A partir de cet échantillon, les chercheurs ont purifié et séquencé l’ADN de la bactérie dans les laboratoires spécialisés du Pôle de protection des plantes au Cirad à La Réunion. Ils ont reconstitué son génome et daté l’ancêtre commun à toutes les souches de l’océan Indien autour des années 1850. « Ceci suggère que le chancre des agrumes aurait pu être introduit par des plants importés d’Asie, lors du recrutement de travailleurs engagés depuis l’Inde, dans les plantations des îles de l’océan Indien », révèle Paola Campos, doctorante au MNHN et premier autrice de l'article. 

Planche contenant un échantillon de cédrat malade, datant de 1937 conservé à l’Herbier de Maurice © A. Rieux, Cirad

Planche contenant un échantillon de cédrat malade, datant de 1937 conservé à l’Herbier de Maurice © A. Rieux, Cirad

Des milliers d’échantillons datant des XVIIIe et XIXe siècles à explorer

Les milliers d’échantillons d’herbiers conservés dans des muséums d’histoire naturelle du monde entier restent encore à explorer. Un grand nombre d’entre eux ont été sélectionnés par l’équipe, provenant de diverses origines géographiques, périodes (XVIIIe et XIXe siècles) et espèces d’agrumes. Leur analyse devrait permettre de reconstruire l’histoire mondiale de la maladie. « Les possibilités d’exploration sont immenses et les découvertes à venir vont peut-être venir confirmer ou infirmer certaines hypothèses sur l’émergence des agents phytopathogènes en lien avec l’histoire de l’intensification agricole », souligne Lionel Gagnevin, à l’origine des collectes.

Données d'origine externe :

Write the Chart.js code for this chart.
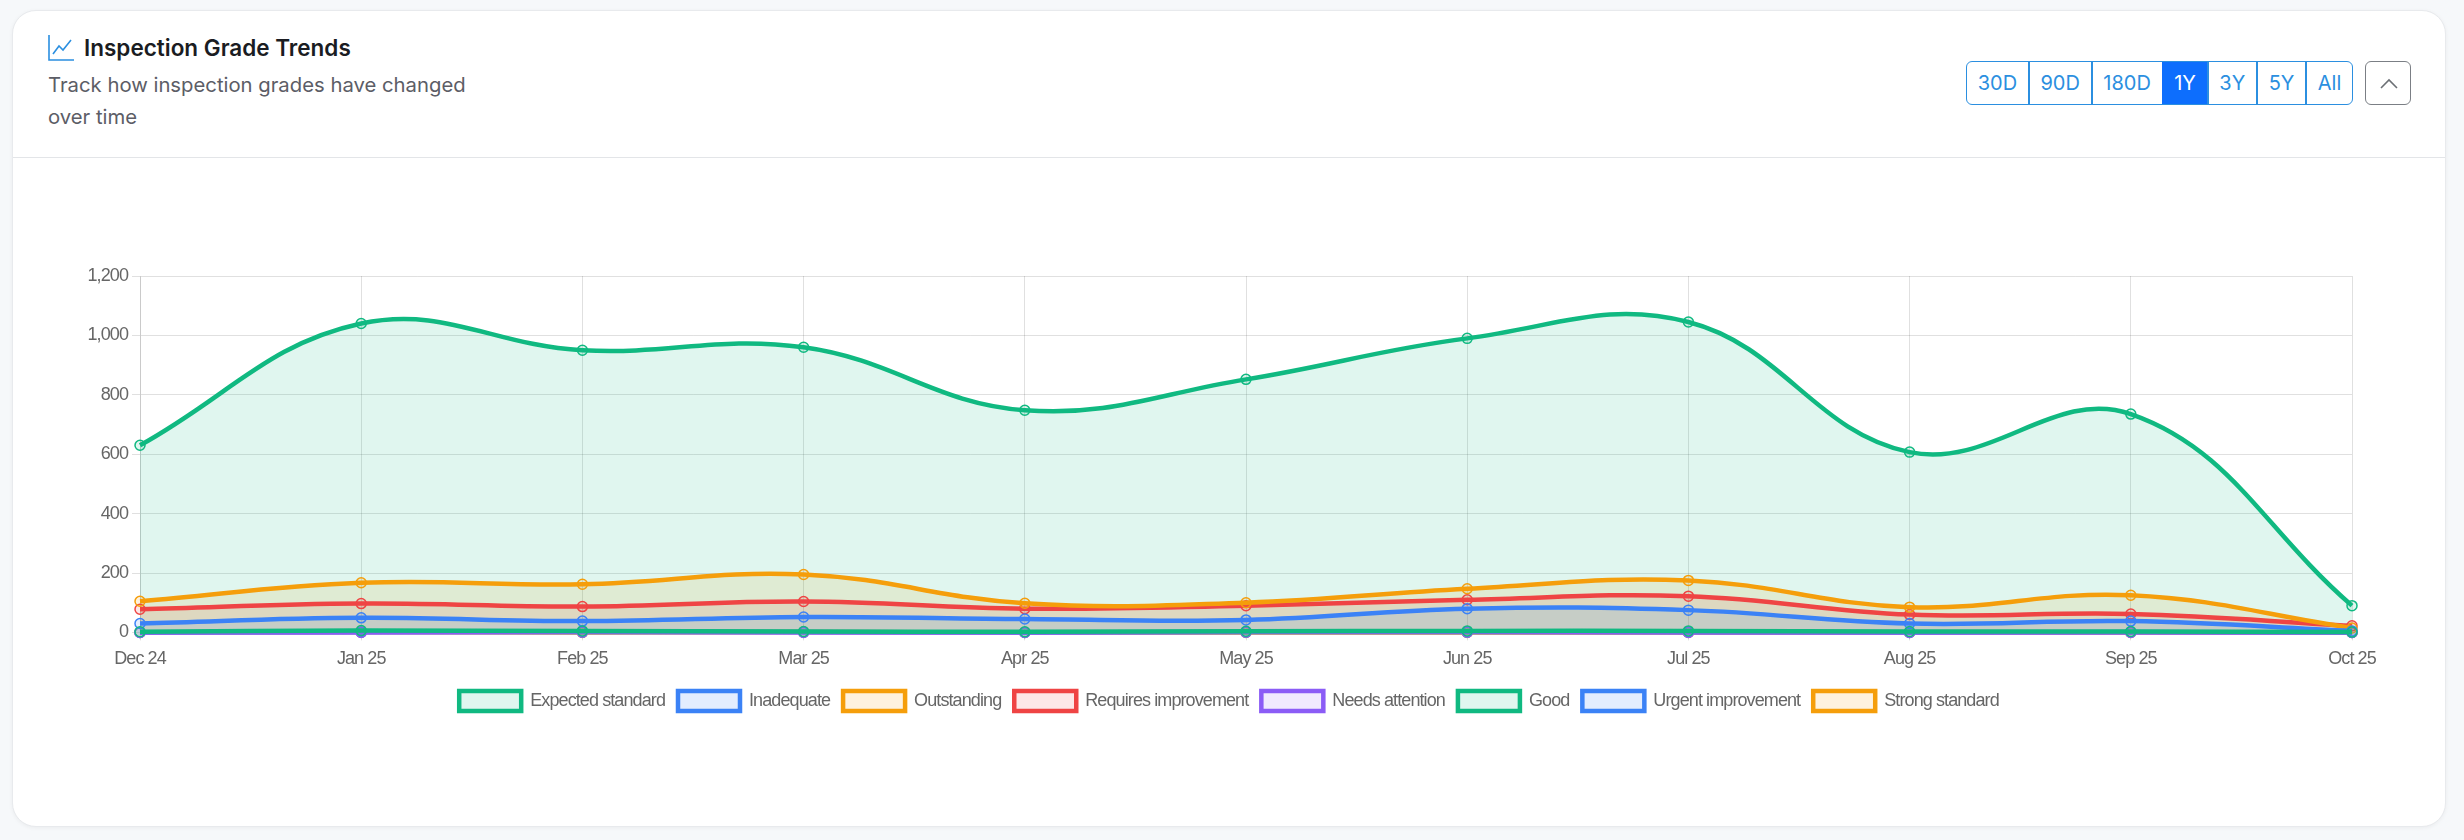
<!DOCTYPE html>
<html>
<head>
<meta charset="utf-8">
<title>Inspection Grade Trends</title>
<script src="https://cdn.jsdelivr.net/npm/chart.js@4/dist/chart.umd.min.js"></script>
<style>
  html, body { margin: 0; height: 100%; background: #f6f8fa; overflow: hidden; }
  .card { position: absolute; left: 12px; top: 10px; width: 2434px; height: 817px; background: #fff; border: 1px solid #e8eaed; border-radius: 24px; box-sizing: border-box; box-shadow: 0 1px 4px rgba(0,0,0,.05); }
  .head { position: absolute; left: 0; right: 0; top: 0; height: 146px; border-bottom: 1px solid #e3e5e8; }
  .icon { position: absolute; left: 35px; top: 24px; width: 26px; height: 26px; }
  h1 { position: absolute; left: 71px; top: 22px; margin: 0; font: 600 22.5px/30px Inter, sans-serif; color: #1a1c22; }
  .sub { position: absolute; left: 35px; top: 58px; width: 450px; font: 400 20.3px/32px Inter, sans-serif; color: #5c5d66; }
  .ranges { position: absolute; left: 1953px; top: 50px; display: flex; height: 44px; border: 1px solid #2b8fe0; border-radius: 6px; overflow: hidden; box-sizing: border-box; }
  .ranges span { display: block; padding: 0 10.7px; font: 400 20px/42px Inter, sans-serif; color: #2b8fe0; border-left: 2px solid #2b8fe0; }
  .ranges span:first-child { border-left: 0; }
  .ranges span.on { background: #0d6efd; color: #fff; border-left-color: #0d6efd; }
  .toggle { position: absolute; left: 2352px; top: 50px; width: 46px; height: 44px; border: 1px solid #7b7f85; border-radius: 6px; box-sizing: border-box; }
  .toggle svg { position: absolute; left: 12px; top: 11px; }
  .wrap { position: absolute; left: 60px; top: 230px; width: 2338px; height: 491px; }
</style>
</head>
<body>
<div class="card">
  <div class="head">
    <svg class="icon" viewBox="0 0 26 26" fill="none" stroke="#2b8fe0" stroke-width="1.6"><path d="M1 0V25H26"/><path d="M5 19L11 11L15 15L23 5"/></svg>
    <h1>Inspection Grade Trends</h1>
    <div class="sub">Track how inspection grades have changed over time</div>
    <div class="ranges" id="ranges"></div>
    <div class="toggle"><svg width="22" height="22" viewBox="0 0 22 22" fill="none" stroke="#6c7075" stroke-width="1.6"><path d="M3 15L11 7L19 15"/></svg></div>
  </div>
</div>
<div class="wrap"><canvas id="trendChart"></canvas></div>
<script>
const ranges = ['30D', '90D', '180D', '1Y', '3Y', '5Y', 'All'];
const activeRange = '1Y';
const months = ['Dec 24', 'Jan 25', 'Feb 25', 'Mar 25', 'Apr 25', 'May 25', 'Jun 25', 'Jul 25', 'Aug 25', 'Sep 25', 'Oct 25'];
const yTicks = [0, 200, 400, 600, 800, 1000, 1200];

const expectedStandard = [630, 1040, 950, 960, 748, 852, 990, 1045, 607, 735, 90];
const inadequate = [30, 49, 38, 52, 45, 42, 80, 75, 30, 38, 5];
const outstanding = [105, 167, 162, 195, 98, 100, 147, 175, 85, 125, 15];
const requiresImprovement = [78, 97, 87, 104, 80, 90, 110, 122, 60, 62, 22];
const needsAttention = [0, 0, 1, 0, 0, 1, 1, 0, 0, 0, 0];
const good = [2, 6, 5, 3, 2, 4, 5, 5, 3, 3, 1];
const urgentImprovement = [0, 1, 1, 1, 0, 1, 1, 1, 0, 1, 0];
const strongStandard = [0, 1, 0, 1, 0, 0, 0, 0, 0, 0, 0];

function series(label, data, color, fill, order) {
  return {
    label, data, order,
    borderColor: color,
    backgroundColor: fill,
    borderWidth: 4.5,
    fill: 'origin',
    tension: 0.4,
    pointRadius: 5,
    pointBorderWidth: 1.5,
    clip: false,
  };
}

const spacing = {
  id: 'spacing',
  beforeLayout(chart) { chart.ctx.letterSpacing = '-0.9px'; },
  beforeDraw(chart) { chart.ctx.letterSpacing = '-0.9px'; },
};

function init() {
  const box = document.getElementById('ranges');
  ranges.forEach((r) => {
    const s = document.createElement('span');
    s.textContent = r;
    if (r === activeRange) s.className = 'on';
    box.appendChild(s);
  });

  Chart.defaults.font.family = '"Liberation Sans", Arial, sans-serif';
  Chart.defaults.font.size = 18;
  Chart.defaults.color = '#666';

  new Chart(document.getElementById('trendChart'), {
    type: 'line',
    plugins: [spacing],
    data: {
      labels: months,
      datasets: [
        series('Expected standard', expectedStandard, '#10b981', 'rgba(16, 185, 129, 0.13)', 1),
        series('Inadequate', inadequate, '#3b82f6', 'rgba(59, 130, 246, 0.14)', 2),
        series('Outstanding', outstanding, '#f59e0b', 'rgba(245, 158, 11, 0.13)', 3),
        series('Requires improvement', requiresImprovement, '#ef4444', 'rgba(239, 68, 68, 0.13)', 4),
        series('Needs attention', needsAttention, '#8b5cf6', 'rgba(139, 92, 246, 0.13)', 6),
        series('Good', good, '#10b981', 'rgba(16, 185, 129, 0.13)', 0),
        series('Urgent improvement', urgentImprovement, '#3b82f6', 'rgba(59, 130, 246, 0.14)', 7),
        series('Strong standard', strongStandard, '#f59e0b', 'rgba(245, 158, 11, 0.13)', 8),
      ],
    },
    options: {
      responsive: true,
      maintainAspectRatio: false,
      animation: false,
      layout: { padding: { top: 46 } },
      plugins: {
        filler: { drawTime: 'beforeDatasetsDraw' },
        legend: {
          position: 'bottom',
          labels: {
            boxWidth: 62,
            boxHeight: 20,
            padding: 13,
            sort: (a, b) => a.datasetIndex - b.datasetIndex,
          },
        },
        tooltip: { enabled: false },
      },
      scales: {
        x: {
          offset: false,
          grid: { color: 'rgba(0,0,0,0.12)' },
          ticks: { maxRotation: 0, autoSkip: false, padding: 8 },
        },
        y: {
          min: 0,
          max: 1200,
          afterFit(scale) { scale.width = 80; },
          afterBuildTicks(scale) { scale.ticks = yTicks.map((value) => ({ value })); },
          grid: { color: 'rgba(0,0,0,0.12)' },
          ticks: { padding: 4 },
        },
        // empty right axis keeps the plot clear of the canvas edge without moving the legend
        gutter: {
          position: 'right',
          afterFit(scale) { scale.width = 46; },
          grid: { drawOnChartArea: false, drawTicks: false },
          border: { display: false },
          ticks: { display: false },
        },
      },
    },
  });
}

window.addEventListener('DOMContentLoaded', init);
</script>
</body>
</html>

D’autant que les progrès techniques en matière d’analyse d’ADN ne cessent d’ouvrir de nouvelles possibilités.

Référence 

Campos PE, Groot Crego C, Boyer K, Gaudeul M, Baider C, Richard D, Pruvost O, Roumagnac P, Szurek B, Becker N, Gagnevin L, & Rieux A. 2021. First historical genome of a crop bacterial pathogen from herbarium specimen: Insights into citrus canker emergence. PLoS Pathogens, 17(7), e1009714. https://doi.org/10.1371/journal.ppat.1009714
 

L’étude des herbiers pour comprendre les phénomènes d’évolution et d’émergence des maladies des plantes au cours des 300 dernières années.

L’étude des herbiers entre le XVIIIe et XXe siècle offre l’opportunité d’explorer les phénomènes d’émergences et d’évolution des agents pathogènes, en lien avec l’histoire récente de l’agriculture : échanges intercontinentaux de matériel végétal, débuts de la sélection variétale, techniques de greffage, intensification de l’agriculture lors de la révolution verte (engrais chimiques, produits phytosanitaires, industrie semencière, mécanisation, monocultures), changements climatiques et globalisation. Tous ces phénomènes ont pu favoriser les épidémies, exercer sur les microorganismes des pressions de sélection, ou encore donner l’opportunité à de nouvelles combinaisons hôte-pathogène de se réaliser. On parle couramment de co-évolution entre les plantes et leurs parasites, mais l’évolution des plantes cultivées est beaucoup plus rapide de celles des plantes sauvages du fait de l’intervention humaine, et l’évolution des micro-organismes qui leur sont associés l’est encore plus.